Exercise:
Return the whole listing, line for line, without the pictures in it.

▼

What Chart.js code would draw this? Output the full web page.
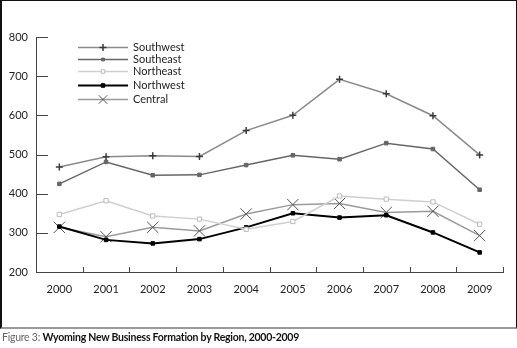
<!DOCTYPE html>
<html>
<head>
<meta charset="utf-8">
<script src="https://cdn.jsdelivr.net/npm/chart.js@4.4.1/dist/chart.umd.min.js"></script>
<style>
  body { margin: 0; background: #fff; font-family: Lato, "Open Sans", sans-serif; }
  #frame { position: absolute; left: 0; top: 0; height: 326px; width: 514px;
           border-top: 1px solid #111; border-left: 2px solid #111; border-right: 1px solid #111;
           border-bottom: 2px solid #9a9a9a; }
  #wrap { position: absolute; left: 0; top: 0; width: 517px; height: 328px; }
  #caption { position: absolute; left: 2px; top: 331px; font-size: 10.5px; letter-spacing: -0.25px; color: #111; white-space: nowrap; }
  #caption span { color: #666; }
</style>
</head>
<body>
<div id="wrap"><canvas id="myChart" width="517" height="328"></canvas></div>
<div id="frame"></div>
<div id="caption"><span>Figure 3:</span> <b>Wyoming New Business Formation by Region, 2000-2009</b></div>
<script>
var years = ['2000', '2001', '2002', '2003', '2004', '2005', '2006', '2007', '2008', '2009'];

var southwest = [468, 494, 497, 495, 561, 600, 692, 655, 599, 499];
var southeast = [425, 481, 447, 448, 473, 498, 488, 529, 514, 410];
var northeast = [347, 382, 343, 335, 309, 329, 394, 386, 379, 322];
var northwest = [316, 282, 273, 284, 314, 350, 339, 345, 301, 250];
var central = [314, 290, 314, 305, 348, 372, 375, 352, 355, 293];

var yTicks = [200, 300, 400, 500, 600, 700, 800];

// legend rows drawn by hand inside the plot
var legendRows = [47, 59, 71, 85, 99];

var insideTicks = {
  id: 'insideTicks',
  afterDraw: function(chart) {
    var ctx = chart.ctx;
    var area = chart.chartArea;
    var x = chart.scales.x, y = chart.scales.y;
    ctx.save();
    ctx.strokeStyle = '#444';
    ctx.lineWidth = 1;
    ctx.beginPath();
    yTicks.forEach(function(v) {
      if (v == 200) return;
      var py = Math.round(y.getPixelForValue(v)) + 0.5;
      ctx.moveTo(area.left, py);
      ctx.lineTo(area.left + 12, py);
    });
    for (var i = 1; i <= years.length; i++) {
      var px = i == years.length ? area.right : x.getPixelForValue(i - 0.5);
      px = Math.round(px) + 0.5;
      ctx.moveTo(px, area.bottom);
      ctx.lineTo(px, area.bottom - 5);
    }
    ctx.stroke();

    // legend
    chart.data.datasets.forEach(function(ds, i) {
      var ly = legendRows[i] + 0.5;
      ctx.strokeStyle = ds.borderColor;
      ctx.lineWidth = ds.borderWidth;
      ctx.beginPath();
      ctx.moveTo(78, ly);
      ctx.lineTo(128, ly);
      ctx.stroke();
      ctx.fillStyle = ds.pointBackgroundColor;
      ctx.strokeStyle = ds.pointBorderColor;
      ctx.lineWidth = ds.pointBorderWidth;
      Chart.helpers.drawPoint(ctx, {
        pointStyle: ds.pointStyle,
        radius: ds.legendRadius,
        borderWidth: ds.pointBorderWidth
      }, 103, ly);
      ctx.fillStyle = '#222';
      ctx.font = '11px Lato, "Open Sans", sans-serif';
      ctx.textBaseline = 'middle';
      ctx.fillText(ds.label, 133, ly);
    });
    ctx.restore();
  }
};

var ctx = document.getElementById('myChart').getContext('2d');
var chart = new Chart(ctx, {
  type: 'line',
  data: {
    labels: years,
    datasets: [
      { label: 'Southwest', data: southwest, borderColor: '#8a8a8a', borderWidth: 1.5,
        pointStyle: 'cross', pointRadius: 3.5, legendRadius: 3.5, pointBorderColor: '#3a3a3a', pointBackgroundColor: '#3a3a3a', pointBorderWidth: 1.5 },
      { label: 'Southeast', data: southeast, borderColor: '#666', borderWidth: 1.5,
        pointStyle: 'rect', pointRadius: 2.5, legendRadius: 2, pointBorderColor: '#666', pointBackgroundColor: '#666', pointBorderWidth: 1 },
      { label: 'Northeast', data: northeast, borderColor: '#cfcfcf', borderWidth: 1.5,
        pointStyle: 'rect', pointRadius: 3, legendRadius: 2.5, pointBorderColor: '#bbb', pointBackgroundColor: '#fff', pointBorderWidth: 1 },
      { label: 'Northwest', data: northwest, borderColor: '#000', borderWidth: 2,
        pointStyle: 'rect', pointRadius: 2.5, legendRadius: 2.5, pointBorderColor: '#000', pointBackgroundColor: '#000', pointBorderWidth: 1 },
      { label: 'Central', data: central, borderColor: '#9a9a9a', borderWidth: 1.5,
        pointStyle: 'crossRot', pointRadius: 8, legendRadius: 6, pointBorderColor: '#555', pointBackgroundColor: '#555', pointBorderWidth: 1 }
    ]
  },
  options: {
    responsive: false,
    animation: false,
    layout: { padding: { left: 0, top: 37, right: 14, bottom: 0 } },
    plugins: { legend: { display: false }, tooltip: { enabled: false } },
    elements: { line: { tension: 0 } },
    scales: {
      x: {
        offset: true,
        afterFit: function(s) { s.height = 56; },
        grid: { display: false, drawTicks: false },
        border: { display: true, color: '#444', width: 1 },
        ticks: { color: '#222', padding: 11, font: { family: 'Lato, "Open Sans", sans-serif', size: 11 } }
      },
      y: {
        min: 200, max: 800,
        afterFit: function(s) { s.width = 36; },
        afterBuildTicks: function(s) { s.ticks = yTicks.map(function(v) { return { value: v }; }); },
        grid: { display: false, drawTicks: false },
        border: { display: true, color: '#444', width: 1 },
        ticks: { color: '#222', padding: 8, font: { family: 'Lato, "Open Sans", sans-serif', size: 11 } }
      }
    }
  },
  plugins: [insideTicks]
});
</script>
</body>
</html>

▲

Completed exercise:
What Chart.js code would draw this? Output the full web page.
<!DOCTYPE html>
<html>
<head>
<meta charset="utf-8">
<script src="https://cdn.jsdelivr.net/npm/chart.js@4.4.1/dist/chart.umd.min.js"></script>
<style>
  body { margin: 0; background: #fff; font-family: Lato, "Open Sans", sans-serif; }
  #frame { position: absolute; left: 0; top: 0; height: 326px; width: 514px;
           border-top: 1px solid #111; border-left: 2px solid #111; border-right: 1px solid #111;
           border-bottom: 2px solid #9a9a9a; }
  #wrap { position: absolute; left: 0; top: 0; width: 517px; height: 328px; }
  #caption { position: absolute; left: 2px; top: 331px; font-size: 10.5px; letter-spacing: -0.25px; color: #111; white-space: nowrap; }
  #caption span { color: #666; }
</style>
</head>
<body>
<div id="wrap"><canvas id="myChart" width="517" height="328"></canvas></div>
<div id="frame"></div>
<div id="caption"><span>Figure 3:</span> <b>Wyoming New Business Formation by Region, 2000-2009</b></div>
<script>
var years = ['2000', '2001', '2002', '2003', '2004', '2005', '2006', '2007', '2008', '2009'];

var southwest = [468, 494, 497, 495, 561, 600, 692, 655, 599, 499];
var southeast = [425, 481, 447, 448, 473, 498, 488, 529, 514, 410];
var northeast = [347, 382, 343, 335, 309, 329, 394, 386, 379, 322];
var northwest = [316, 282, 273, 284, 314, 350, 339, 345, 301, 250];
var central = [314, 290, 314, 305, 348, 372, 375, 352, 355, 293];

var yTicks = [200, 300, 400, 500, 600, 700, 800];

// legend rows drawn by hand inside the plot
var legendRows = [47, 59, 71, 85, 99];

var insideTicks = {
  id: 'insideTicks',
  afterDraw: function(chart) {
    var ctx = chart.ctx;
    var area = chart.chartArea;
    var x = chart.scales.x, y = chart.scales.y;
    ctx.save();
    ctx.strokeStyle = '#444';
    ctx.lineWidth = 1;
    ctx.beginPath();
    yTicks.forEach(function(v) {
      if (v == 200) return;
      var py = Math.round(y.getPixelForValue(v)) + 0.5;
      ctx.moveTo(area.left, py);
      ctx.lineTo(area.left + 12, py);
    });
    for (var i = 1; i <= years.length; i++) {
      var px = i == years.length ? area.right : x.getPixelForValue(i - 0.5);
      px = Math.round(px) + 0.5;
      ctx.moveTo(px, area.bottom);
      ctx.lineTo(px, area.bottom - 5);
    }
    ctx.stroke();

    // legend
    chart.data.datasets.forEach(function(ds, i) {
      var ly = legendRows[i] + 0.5;
      ctx.strokeStyle = ds.borderColor;
      ctx.lineWidth = ds.borderWidth;
      ctx.beginPath();
      ctx.moveTo(78, ly);
      ctx.lineTo(128, ly);
      ctx.stroke();
      ctx.fillStyle = ds.pointBackgroundColor;
      ctx.strokeStyle = ds.pointBorderColor;
      ctx.lineWidth = ds.pointBorderWidth;
      Chart.helpers.drawPoint(ctx, {
        pointStyle: ds.pointStyle,
        radius: ds.legendRadius,
        borderWidth: ds.pointBorderWidth
      }, 103, ly);
      ctx.fillStyle = '#222';
      ctx.font = '11px Lato, "Open Sans", sans-serif';
      ctx.textBaseline = 'middle';
      ctx.fillText(ds.label, 133, ly);
    });
    ctx.restore();
  }
};

var ctx = document.getElementById('myChart').getContext('2d');
var chart = new Chart(ctx, {
  type: 'line',
  data: {
    labels: years,
    datasets: [
      { label: 'Southwest', data: southwest, borderColor: '#8a8a8a', borderWidth: 1.5,
        pointStyle: 'cross', pointRadius: 3.5, legendRadius: 3.5, pointBorderColor: '#3a3a3a', pointBackgroundColor: '#3a3a3a', pointBorderWidth: 1.5 },
      { label: 'Southeast', data: southeast, borderColor: '#666', borderWidth: 1.5,
        pointStyle: 'rect', pointRadius: 2.5, legendRadius: 2, pointBorderColor: '#666', pointBackgroundColor: '#666', pointBorderWidth: 1 },
      { label: 'Northeast', data: northeast, borderColor: '#cfcfcf', borderWidth: 1.5,
        pointStyle: 'rect', pointRadius: 3, legendRadius: 2.5, pointBorderColor: '#bbb', pointBackgroundColor: '#fff', pointBorderWidth: 1 },
      { label: 'Northwest', data: northwest, borderColor: '#000', borderWidth: 2,
        pointStyle: 'rect', pointRadius: 2.5, legendRadius: 2.5, pointBorderColor: '#000', pointBackgroundColor: '#000', pointBorderWidth: 1 },
      { label: 'Central', data: central, borderColor: '#9a9a9a', borderWidth: 1.5,
        pointStyle: 'crossRot', pointRadius: 8, legendRadius: 6, pointBorderColor: '#555', pointBackgroundColor: '#555', pointBorderWidth: 1 }
    ]
  },
  options: {
    responsive: false,
    animation: false,
    layout: { padding: { left: 0, top: 37, right: 14, bottom: 0 } },
    plugins: { legend: { display: false }, tooltip: { enabled: false } },
    elements: { line: { tension: 0 } },
    scales: {
      x: {
        offset: true,
        afterFit: function(s) { s.height = 56; },
        grid: { display: false, drawTicks: false },
        border: { display: true, color: '#444', width: 1 },
        ticks: { color: '#222', padding: 11, font: { family: 'Lato, "Open Sans", sans-serif', size: 11 } }
      },
      y: {
        min: 200, max: 800,
        afterFit: function(s) { s.width = 36; },
        afterBuildTicks: function(s) { s.ticks = yTicks.map(function(v) { return { value: v }; }); },
        grid: { display: false, drawTicks: false },
        border: { display: true, color: '#444', width: 1 },
        ticks: { color: '#222', padding: 8, font: { family: 'Lato, "Open Sans", sans-serif', size: 11 } }
      }
    }
  },
  plugins: [insideTicks]
});
</script>
</body>
</html>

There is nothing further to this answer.